Buraya ilk taşındığımız zamanlarda günlük tutardım. Hatta ufaktan bir yazı dizisi de yazmaya başlamıştım. Tabi o zamanlar tek başına değildi ruhum. Düşünebiliyordu ilerisini. O zamanlar tek acım İstanbul’du. Ve İstanbul’umun en güzel manzarası, onun gözlerinden uzak oluşum.
Hala da bu huyum var gerçi ama, o zamanlar aileme ve etrafımdakilere karşı hep eğlenceli tarafımla yaklaşırken içimdeki üzüntüleri bir bir yazardım bir kenara. Şimdi tek farkı, yazmamam. Ya da yazamamam.
Kısa İstanbul ziyaretlerim geldi aklıma. Sabahın beş buçuğunda Esenler otogarında aç karnına içtiğim çay ve sigaralar. Beklediğim Şişli/Çağlayan servisleri. Zaman öldürdüğüm Çağlayan Simit Sarayı. Ve çok özlediğim sevgilim. Ve tabi Kubilay. Ve tabi, Murat’ların manzaranın yarısını kuruması için asılmış olan çamaşırların kapattığı balkonunda içtiğimiz sigaralar. ( Pizza gecelerini saymıyorum bile. )
Ve Yıldız Teknik Üniversitesi geldi aklıma. Girişte verdiğim kimliğimi çıkarken unuttuğum günler. Otobüste öğrenci olmadığım için önce dışlanan, sonra alışılan olduğum günler. Karpuzlu sakızlı çiçek bahçeleri. İzzetpaşa otobüs durağı. Sevgilimin kaybolan cüzdanı. Benim kaybolan yıllarım.

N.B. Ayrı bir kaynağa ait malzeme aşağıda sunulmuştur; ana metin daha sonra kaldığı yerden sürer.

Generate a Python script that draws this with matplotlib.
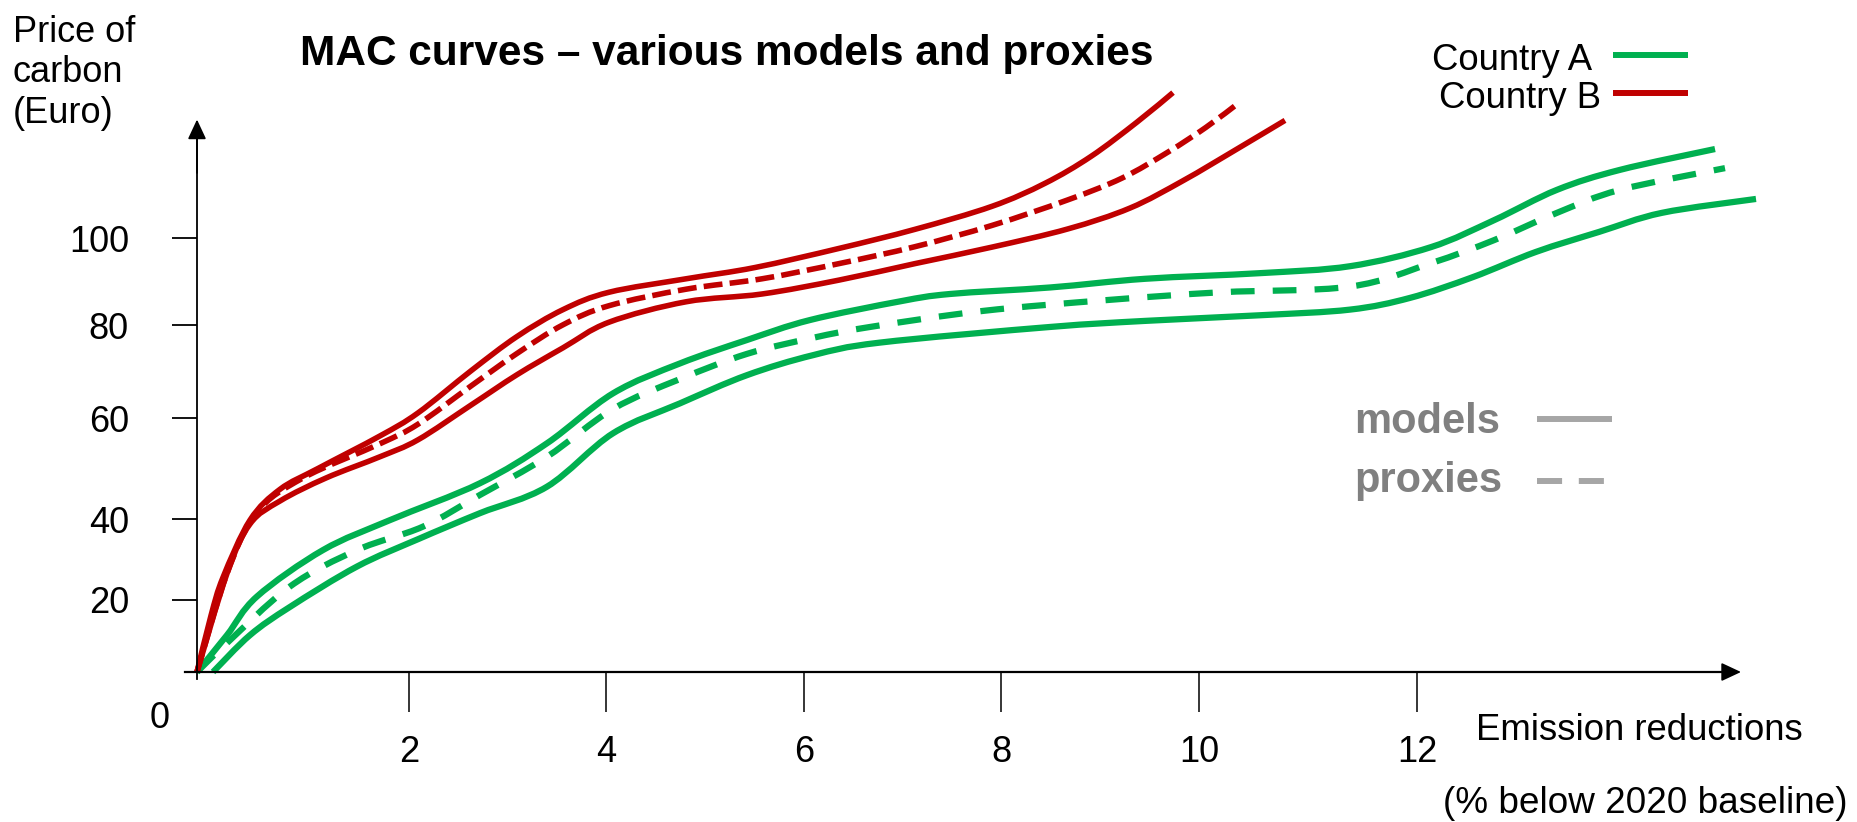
import matplotlib
matplotlib.use("Agg")
import matplotlib.pyplot as plt
from matplotlib.lines import Line2D
from matplotlib.path import Path
from matplotlib.patches import PathPatch

# Country A (green): emission reductions (%) vs price of carbon (Euro)
a_hi_x = [0, 0.30, 0.60, 1.26, 1.93, 2.83, 3.50, 4.16, 4.83, 5.50, 6.13, 7.03, 7.53,
          8.53, 9.48, 10.63, 11.53, 12.34, 12.97, 13.60, 14.23, 15.18]
a_hi_y = [0, 8.5, 17.4, 28.1, 35.0, 43.5, 52.7, 64.2, 71.1, 76.5, 81.1, 85.4, 87.1,
          88.6, 90.6, 91.9, 93.5, 97.9, 104.1, 111.1, 115.7, 120.5]
a_proxy_x = [0, 0.26, 0.93, 1.60, 2.26, 2.83, 3.50, 4.16, 4.83, 5.50, 6.16, 6.73, 7.86,
             9.10, 10.24, 11.53, 12.34, 12.97, 13.60, 14.23, 15.28]
a_proxy_y = [0, 5.8, 19.7, 28.1, 33.5, 40.8, 49.6, 60.6, 67.5, 73.3, 77.0, 79.5, 83.2,
             85.7, 87.5, 88.8, 94.2, 99.5, 105.8, 111.1, 116.1]
a_lo_x = [0.16, 0.53, 0.93, 1.60, 2.21, 2.83, 3.50, 4.16, 4.83, 5.50, 6.16, 6.83, 8.53,
          9.48, 10.63, 11.53, 12.13, 12.76, 13.39, 14.02, 14.65, 15.59]
a_lo_y = [0, 8.5, 15.0, 24.3, 30.6, 36.6, 42.7, 55.0, 61.9, 68.4, 73.0, 75.9, 79.5,
          80.9, 82.2, 83.5, 86.2, 91.0, 96.8, 101.4, 105.8, 109.0]

# Country B (red)
b_hi_x = [0, 0.14, 0.26, 0.53, 0.83, 1.21, 1.83, 2.21, 2.74, 3.20, 3.66, 4.12, 4.89,
          5.58, 6.42, 7.18, 7.95, 8.48, 8.94, 9.40, 9.76]
b_hi_y = [0, 13.0, 21.8, 35.0, 42.1, 46.9, 54.4, 59.7, 69.4, 77.3, 83.5, 87.5, 90.6,
          93.2, 97.6, 102.0, 107.3, 112.6, 118.8, 126.7, 133.5]
b_proxy_x = [0, 0.30, 0.60, 1.06, 1.83, 2.21, 2.74, 3.20, 3.66, 4.12, 4.89, 5.65, 6.42,
             7.18, 7.95, 8.71, 9.25, 9.71, 10.09, 10.41]
b_proxy_y = [0, 22.7, 36.8, 44.7, 52.6, 57.1, 65.9, 73.4, 80.0, 84.4, 88.2, 90.6, 94.1,
             98.0, 102.9, 108.8, 113.8, 119.8, 125.5, 131.0]
b_lo_x = [0, 0.30, 0.53, 0.83, 1.29, 1.83, 2.21, 2.74, 3.20, 3.66, 4.12, 4.89, 5.65,
          6.42, 7.18, 7.95, 8.71, 9.33, 9.86, 10.40, 10.88]
b_lo_y = [0, 22.7, 34.1, 39.4, 44.7, 49.6, 53.5, 61.5, 68.5, 74.7, 80.6, 85.3, 87.1,
          90.3, 94.1, 97.9, 102.1, 106.9, 113.2, 120.5, 127.1]

xtick_labels = ['2', '4', '6', '8', '10', '12']
ytick_labels = ['20', '40', '60', '80', '100']
# the hand drawn ticks are not evenly spaced
xtick_at = [2.12, 4.09, 6.07, 8.04, 10.02, 12.20]
ytick_at = [16.6, 35.25, 58.5, 79.95, 100.0]

GREEN = '#00B050'
RED = '#C00000'

plt.rcParams['font.family'] = ['Liberation Sans', 'DejaVu Sans']


def smooth(xs, ys):
    # smooth curve through the points (Catmull-Rom as cubic Bezier)
    pts = list(zip(xs, ys))
    verts = [pts[0]]
    codes = [Path.MOVETO]
    for i in range(len(pts) - 1):
        p0 = pts[i - 1] if i > 0 else pts[i]
        p1, p2 = pts[i], pts[i + 1]
        p3 = pts[i + 2] if i + 2 < len(pts) else pts[i + 1]
        c1 = (p1[0] + (p2[0] - p0[0]) / 6, p1[1] + (p2[1] - p0[1]) / 6)
        c2 = (p2[0] - (p3[0] - p1[0]) / 6, p2[1] - (p3[1] - p1[1]) / 6)
        verts += [c1, c2, p2]
        codes += [Path.CURVE4] * 3
    return Path(verts, codes)


def curve(ax, xs, ys, color, lw, ls='-'):
    ax.add_patch(PathPatch(smooth(xs, ys), fill=False, edgecolor=color, lw=lw,
                           linestyle=ls, capstyle='butt', joinstyle='round'))


W, H = 1858, 822
fig = plt.figure(figsize=(W / 100, H / 100), dpi=100)
ax = fig.add_axes([0, 0, 1, 1])
ax.set_xlim(-197 / 100, (W - 197) / 100)
ax.set_ylim(-(H - 672) / 4.34, 672 / 4.34)

curve(ax, a_hi_x, a_hi_y, GREEN, 4.5)
curve(ax, a_lo_x, a_lo_y, GREEN, 4.5)
curve(ax, a_proxy_x, a_proxy_y, GREEN, 4.5, (0, (3.8, 2.9)))
curve(ax, b_hi_x, b_hi_y, RED, 4.0)
curve(ax, b_lo_x, b_lo_y, RED, 4.0)
curve(ax, b_proxy_x, b_proxy_y, RED, 4.0, (0, (3.4, 1.3)))

# axes with arrows
for s in ['top', 'right']:
    ax.spines[s].set_visible(False)
ax.spines['left'].set_position(('data', 0))
ax.spines['bottom'].set_position(('data', 0))
ax.spines['left'].set_bounds(-1.5, 124)
ax.spines['bottom'].set_bounds(-0.12, 15.3)
ax.spines['left'].set_linewidth(1.3)
ax.spines['bottom'].set_linewidth(1.6)
arrow = dict(arrowstyle='-|>,head_length=0.6,head_width=0.28', color='black',
             lw=1.3, mutation_scale=20, shrinkA=0, shrinkB=0)
ax.annotate('', xy=(0, 127.3), xytext=(0, 115), arrowprops=arrow)
ax.annotate('', xy=(15.44, 0), xytext=(15.0, 0), arrowprops=arrow)

ax.set_xticks(xtick_at, labels=xtick_labels)
ax.set_yticks(ytick_at, labels=ytick_labels)
ax.tick_params(axis='x', direction='out', length=29, width=1.1, pad=16, labelsize=26)
ax.tick_params(axis='y', direction='out', length=18, width=1.3, pad=31, labelsize=26)
ax.text(-0.37, -10.8, '0', fontsize=26, ha='center', va='center')

# texts
fig.text(13 / W, 1 - 15 / H, 'Price of\ncarbon\n(Euro)', fontsize=26, ha='left', va='top',
         linespacing=1.2)
fig.text(727 / W, 1 - 54 / H, 'MAC curves \u2013 various models and proxies',
         fontsize=30.5, fontweight='bold', ha='center', va='center')
fig.text(1476 / W, 1 - 730 / H, 'Emission reductions', fontsize=26.3, ha='left', va='center')
fig.text(1848 / W, 1 - 803 / H, '(% below 2020 baseline)', fontsize=26.6, ha='right',
         va='center')

# country legend
fig.text(1592 / W, 1 - 60 / H, 'Country A', fontsize=26.3, ha='right', va='center')
fig.text(1601 / W, 1 - 98 / H, 'Country B', fontsize=26.3, ha='right', va='center')
fig.add_artist(Line2D([1613 / W, 1688 / W], [1 - 55 / H, 1 - 55 / H], color=GREEN, lw=4.3,
                      solid_capstyle='butt'))
fig.add_artist(Line2D([1613 / W, 1688 / W], [1 - 93 / H, 1 - 93 / H], color=RED, lw=4.3,
                      solid_capstyle='butt'))

# line style legend
fig.text(1354 / W, 1 - 433 / H, 'models', fontsize=30, fontweight='bold', color='#808080',
         ha='left', va='baseline')
fig.text(1354 / W, 1 - 492 / H, 'proxies', fontsize=30, fontweight='bold', color='#808080',
         ha='left', va='baseline')
fig.add_artist(Line2D([1537 / W, 1612 / W], [1 - 419 / H, 1 - 419 / H], color='#A6A6A6',
                      lw=4.3, solid_capstyle='butt'))
fig.add_artist(Line2D([1537 / W, 1612 / W], [1 - 481 / H, 1 - 481 / H], color='#A6A6A6',
                      lw=4.3, dashes=(4.2, 2.8), dash_capstyle='butt'))

fig.savefig('out.png', dpi=100)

Localı kafede içtiğimiz soğuk çaylar, bir türlü giremediğim üniversitenin interneti, Zafer’in netbook’u ( harbi nerde lan o netbook?? ), Kubilay’ın Ayşe’si. Benim Zeynep takıntım. Kağıthane siteleri. Hatta sitelerde bizi kovalayan köpekler. Kubilay’ın gizli kamerasını Büyük Ada’da kendi evimin anahtarları ile birlikte kaybetmem..
Gitarlı yüzüğüm. Gitarlı yüzüğüm.. Lafı geçmişken, 2 Temmuz gösteren o aşk dolu deli saçması çelikten yapılmış özel gün yüzükleri artık satılmasın.
Sonra babamın bırakıp konyaya gittiği günlerde Ahmet abimle bizim evde yeni televizyonumla yaptığımız Direniş şarkısı. Fatih abinin Ahmet abiye sarılırken çektiğim fotoğrafları..
Martılara simit atmak. Kimsenin haberi olmasın.. Gözlerinden düşen bir damla umut var biliyorum şarkısı. Akustik gitarla kayıt yaparken sokaktan geçen dikiş nakış diye bağıran araba.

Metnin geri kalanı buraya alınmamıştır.